Rows:
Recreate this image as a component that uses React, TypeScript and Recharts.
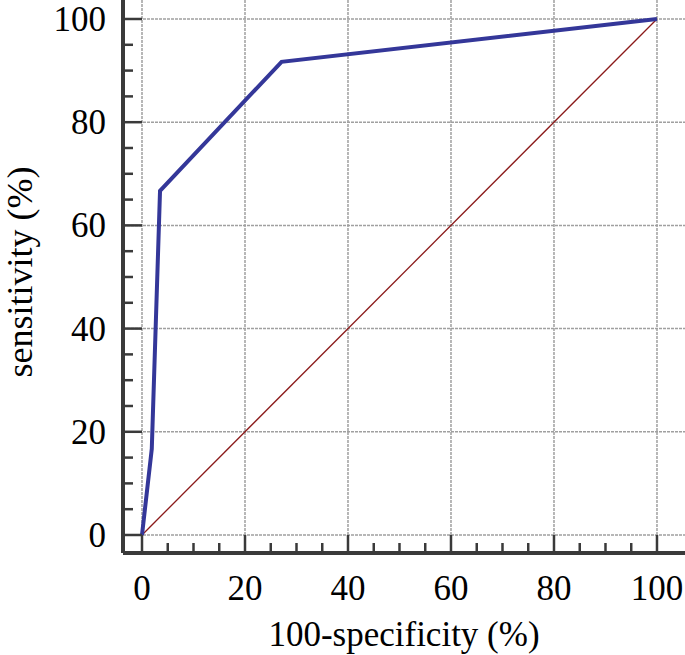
import {
  CartesianGrid,
  ComposedChart,
  Label,
  Line,
  XAxis,
  YAxis,
} from "recharts";

// ROC curve
const rocX = [0, 1.9, 3.5, 27.1, 100];
const rocY = [0, 16.7, 66.7, 91.7, 100];
const diagX = [0, 100];
const diagY = [0, 100];

const majorTicks = [0, 20, 40, 60, 80, 100];
const allTicks = [0, 5, 10, 15, 20, 25, 30, 35, 40, 45, 50, 55, 60, 65, 70, 75, 80, 85, 90, 95, 100];

const roc = rocX.map((x, i) => ({ x, y: rocY[i] }));
const diag = diagX.map((x, i) => ({ x, y: diagY[i] }));

const FONT = "'Liberation Serif', 'DejaVu Serif', serif";
const AXIS_COLOR = "#3a3a3a";

const isMajor = (v: number) => v % 20 === 0;

function XTick(props: any) {
  const { x, y, payload } = props;
  const v = Number(payload.value);
  const len = isMajor(v) ? 18 : 10;
  return (
    <g>
      <line x1={x} x2={x} y1={y - len} y2={y} stroke={AXIS_COLOR} strokeWidth={2.5} />
      {isMajor(v) && (
        <text x={x} y={y + 47} textAnchor="middle" fontFamily={FONT} fontSize={35} fill="#000">
          {v}
        </text>
      )}
    </g>
  );
}

function YTick(props: any) {
  const { x, y, payload } = props;
  const v = Number(payload.value);
  const len = isMajor(v) ? 19 : 10;
  return (
    <g>
      <line x1={x} x2={x + len} y1={y} y2={y} stroke={AXIS_COLOR} strokeWidth={2.5} />
      {isMajor(v) && (
        <text x={x - 17} y={y + 12} textAnchor="end" fontFamily={FONT} fontSize={35} fill="#000">
          {v}
        </text>
      )}
    </g>
  );
}

export default function App() {
  return (
    <div style={{ position: "absolute", left: 0, top: 0, background: "#fff" }}>
      <ComposedChart
        width={685}
        height={655}
        margin={{ top: 0, right: 0, left: 63, bottom: 0 }}
      >
        <CartesianGrid
          stroke="#a0a0a0"
          strokeDasharray="3 1"
          strokeWidth={1.5}
          verticalValues={majorTicks}
          horizontalValues={majorTicks}
        />
        <XAxis
          type="number"
          dataKey="x"
          domain={[-3.69, 105.44]}
          ticks={allTicks}
          interval={0}
          allowDataOverflow
          height={102}
          tickSize={0}
          tickMargin={0}
          tickLine={false}
          tick={<XTick />}
          axisLine={{ stroke: AXIS_COLOR, strokeWidth: 4 }}
        >
          <Label
            content={() => (
              <text x={404} y={646} textAnchor="middle" fontFamily={FONT} fontSize={35} fill="#000">
                100-specificity (%)
              </text>
            )}
          />
        </XAxis>
        <YAxis
          type="number"
          domain={[-3.49, 103.68]}
          ticks={allTicks}
          interval={0}
          allowDataOverflow
          width={60}
          tickSize={0}
          tickMargin={0}
          tickLine={false}
          tick={<YTick />}
          axisLine={{ stroke: AXIS_COLOR, strokeWidth: 4 }}
        >
          <Label
            content={() => (
              <text
                x={32}
                y={272}
                transform="rotate(-90, 32, 272)"
                textAnchor="middle"
                fontFamily={FONT}
                fontSize={36}
                fill="#000"
              >
                sensitivity (%)
              </text>
            )}
          />
        </YAxis>
        <Line
          data={diag}
          dataKey="y"
          type="linear"
          stroke="#8b1a1a"
          strokeWidth={1.3}
          dot={false}
          activeDot={false}
          isAnimationActive={false}
        />
        <Line
          data={roc}
          dataKey="y"
          type="linear"
          stroke="#343799"
          strokeWidth={4}
          strokeLinejoin="miter"
          dot={false}
          activeDot={false}
          isAnimationActive={false}
        />
      </ComposedChart>
    </div>
  );
}
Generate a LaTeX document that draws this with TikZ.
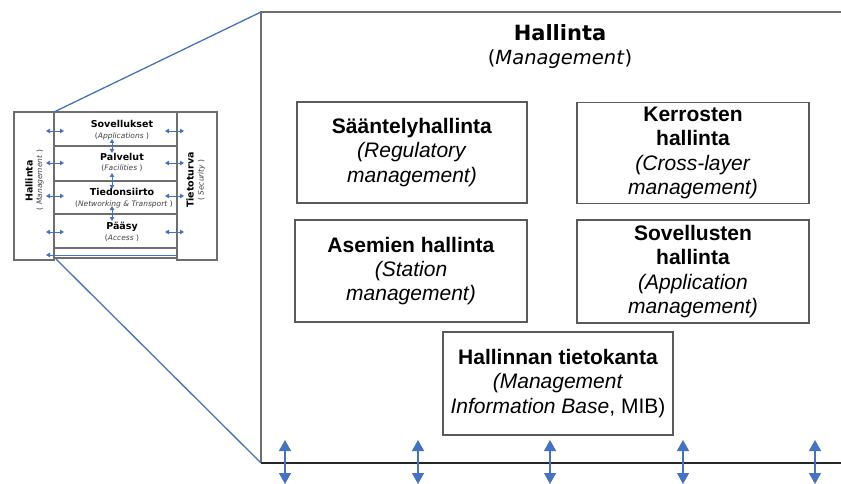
\documentclass[tikz,border=0pt]{standalone}
\usepackage{fontspec}
\setmainfont{Liberation Sans}
\newfontfamily\djv{DejaVu Sans}
\usetikzlibrary{arrows.meta}
\definecolor{linkblue}{HTML}{4472C4}
\definecolor{boxgray}{HTML}{5A5A5A}
\definecolor{framegray}{HTML}{6E6E6E}

\begin{document}
\begin{tikzpicture}[x=1pt,y=-1pt,
  mgmtbox/.style={draw=boxgray,line width=1.6pt,inner sep=0pt,align=center,
    font=\fontsize{21}{24.2}\selectfont},
  layerbox/.style={draw=framegray,line width=1.1pt,inner sep=0pt,minimum width=123pt},
  sidebox/.style={draw=framegray,line width=1.1pt,inner sep=0pt,minimum width=40pt,minimum height=148pt},
  layertitle/.style={inner sep=0pt,font=\djv\bfseries\fontsize{9.5}{10}\selectfont},
  layersub/.style={inner sep=0pt,text=black!75,font=\djv\fontsize{7.5}{8}\selectfont},
  minilink/.style={linkblue,line width=0.9pt,{Triangle[width=4.5pt,length=4pt]}-{Triangle[width=4.5pt,length=4pt]}},
  baselink/.style={linkblue,line width=1.3pt,{Triangle[width=12pt,length=11pt]}-{Triangle[width=12pt,length=11pt]}},
  zoomline/.style={linkblue,line width=1.3pt}]

\useasboundingbox (0,0) rectangle (841,484);

% ---------- small reference stack ----------
\node[sidebox] (mgmtcol) at (34,186) {};
\node[sidebox] (seccol) at (197,186) {};
\node[layerbox,minimum height=34pt] (app) at (115.5,129) {};
\node[layerbox,minimum height=35pt] (fac) at (115.5,163.5) {};
\node[layerbox,minimum height=33pt] (net) at (115.5,197.5) {};
\node[layerbox,minimum height=34pt] (acc) at (115.5,231) {};
\node[layerbox,minimum height=10pt] (strip) at (115.5,253) {};

\node[layertitle] (appt) at (122,124) {Sovellukset};
\node[layersub] (apps) at (122,136) {(\textit{Applications} )};
\node[layertitle] (fact) at (122,157) {Palvelut};
\node[layersub] (facs) at (122,168.5) {(\textit{Facilities} )};
\node[layertitle] (nett) at (122,192) {Tiedonsiirto};
\node[layersub] (nets) at (124,204) {(\textit{Networking \& Transport} )};
\node[layertitle] (acct) at (122,227) {Pääsy};
\node[layersub] (accs) at (122,238.5) {(\textit{Access} )};

\node[layertitle,rotate=90] (mgmtt) at (29,181) {Hallinta};
\node[layersub,rotate=90] (mgmts) at (40,180) {( \textit{Management} )};
\node[layertitle,rotate=90] (sect) at (190,180) {Tietoturva};
\node[layersub,rotate=90] (secs) at (201.5,180) {( \textit{Security} )};

% arrows between the layers
\foreach \n/\ya/\yb in {1/139/153,2/173/189,3/206/221}{
  \coordinate (va\n) at (112,\ya);
  \coordinate (vb\n) at (112,\yb);
  \draw[minilink] (va\n) -- (vb\n);
}
% arrows towards the side columns
\foreach \n/\y in {1/131,2/163,3/196,4/232}{
  \coordinate (la\n) at (46,\y);
  \coordinate (lb\n) at (64,\y);
  \coordinate (ra\n) at (165,\y);
  \coordinate (rb\n) at (184,\y);
  \draw[minilink] (la\n) -- (lb\n);
  \draw[minilink] (ra\n) -- (rb\n);
}
\coordinate (bota) at (177,255);
\coordinate (botb) at (46,255);
\draw[linkblue,line width=0.9pt,-{Triangle[width=4.5pt,length=4pt]}] (bota) -- (botb);

% ---------- enlarged management frame ----------
\coordinate (ftl) at (261,12);
\coordinate (fbl) at (261,463);
\coordinate (ftr) at (841,12);
\coordinate (fbr) at (841,463);
\draw[framegray,line width=1.8pt] (ftr) -- (ftl) -- (fbl);
\draw[black!85,line width=1.6pt] (fbl) -- (fbr);

% zoom lines
\coordinate (zt) at (54,112);
\coordinate (zb) at (56,259);
\draw[zoomline] (zt) -- (ftl);
\draw[zoomline] (zb) -- (fbl);

\node[inner sep=0pt,font=\djv\bfseries\fontsize{21}{24}\selectfont] (mtitle) at (560,33) {Hallinta};
\node[inner sep=0pt,font=\djv\fontsize{19.5}{22}\selectfont] (msub) at (560,59) {(\textit{Management})};

\node[mgmtbox,minimum width=230pt,minimum height=101pt] (reg) at (412,152.5)
  {\textbf{Sääntelyhallinta}\\\textit{(Regulatory}\\\textit{management)}};
\node[mgmtbox,minimum width=232pt,minimum height=101pt] (cross) at (693,153)
  {\textbf{Kerrosten}\\\textbf{hallinta}\\\textit{(Cross-layer}\\\textit{management)}};
\node[mgmtbox,minimum width=232pt,minimum height=102pt] (station) at (411,271)
  {\textbf{Asemien hallinta}\\\textit{(Station}\\\textit{management)}};
\node[mgmtbox,minimum width=232pt,minimum height=103pt] (appm) at (693,271.5)
  {\textbf{Sovellusten}\\\textbf{hallinta}\\\textit{(Application}\\\textit{management)}};
\node[mgmtbox,minimum width=230pt,minimum height=103pt] (mib) at (558,383.5)
  {\textbf{Hallinnan tietokanta}\\\textit{(Management}\\\textit{Information Base}, MIB)};

% interfaces crossing the bottom edge
\foreach \n/\x in {1/285,2/418,3/550,4/683,5/815}{
  \coordinate (ia\n) at (\x,440);
  \coordinate (ib\n) at (\x,484);
  \draw[baselink] (ia\n) -- (ib\n);
}
\end{tikzpicture}
\end{document}
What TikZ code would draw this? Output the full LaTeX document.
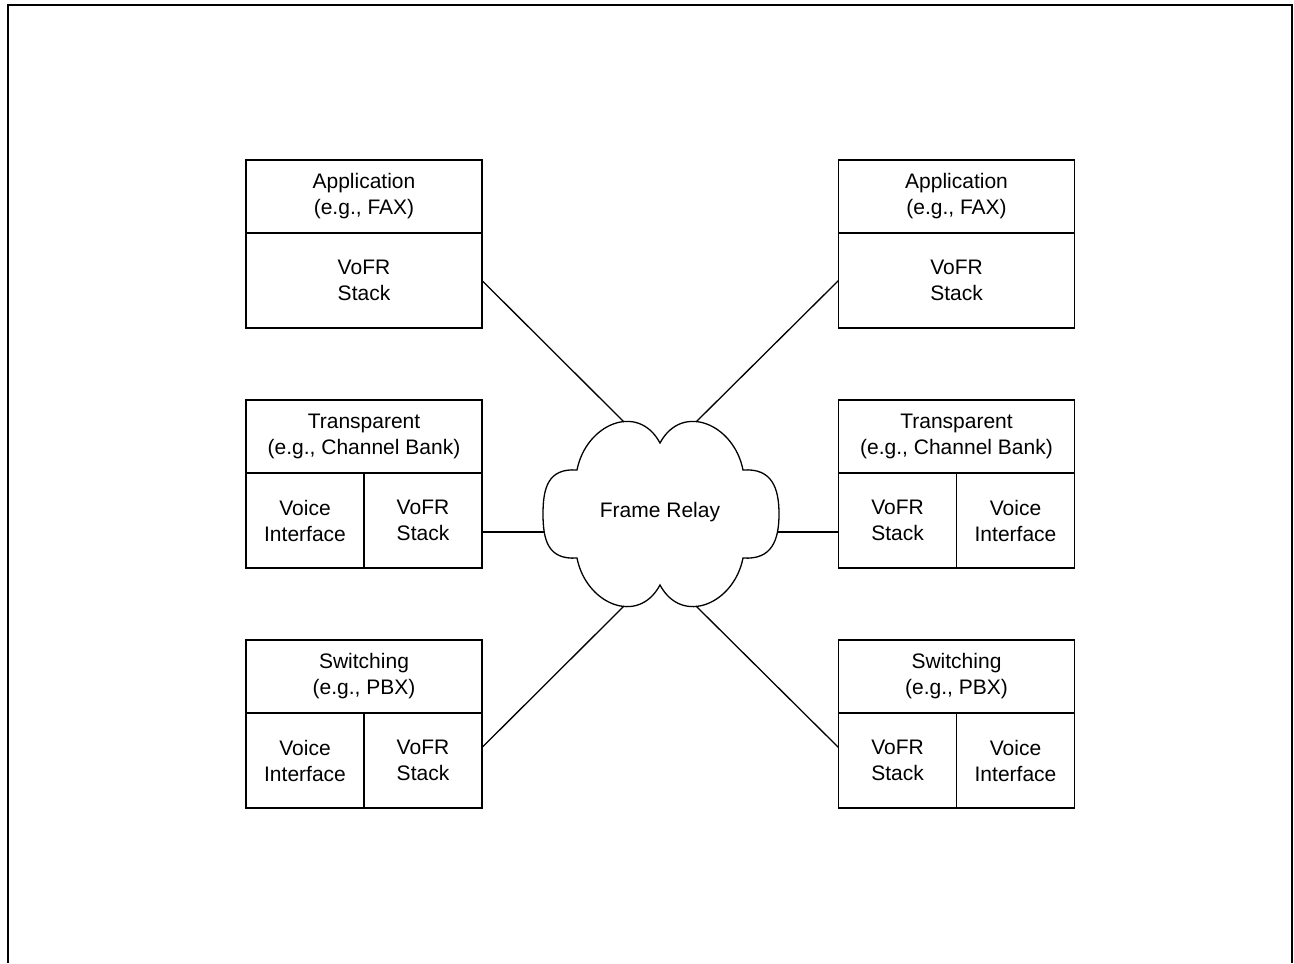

What the task asks:
Return nothing but the lines running from the start of the data to the line with "const isMajor = (v: number) => v % 20 === 0;", please, both ends included and no pictures.

Solution below:
Recreate this image as a component that uses React, TypeScript and Recharts.
import {
  CartesianGrid,
  ComposedChart,
  Label,
  Line,
  XAxis,
  YAxis,
} from "recharts";

// ROC curve
const rocX = [0, 1.9, 3.5, 27.1, 100];
const rocY = [0, 16.7, 66.7, 91.7, 100];
const diagX = [0, 100];
const diagY = [0, 100];

const majorTicks = [0, 20, 40, 60, 80, 100];
const allTicks = [0, 5, 10, 15, 20, 25, 30, 35, 40, 45, 50, 55, 60, 65, 70, 75, 80, 85, 90, 95, 100];

const roc = rocX.map((x, i) => ({ x, y: rocY[i] }));
const diag = diagX.map((x, i) => ({ x, y: diagY[i] }));

const FONT = "'Liberation Serif', 'DejaVu Serif', serif";
const AXIS_COLOR = "#3a3a3a";

const isMajor = (v: number) => v % 20 === 0;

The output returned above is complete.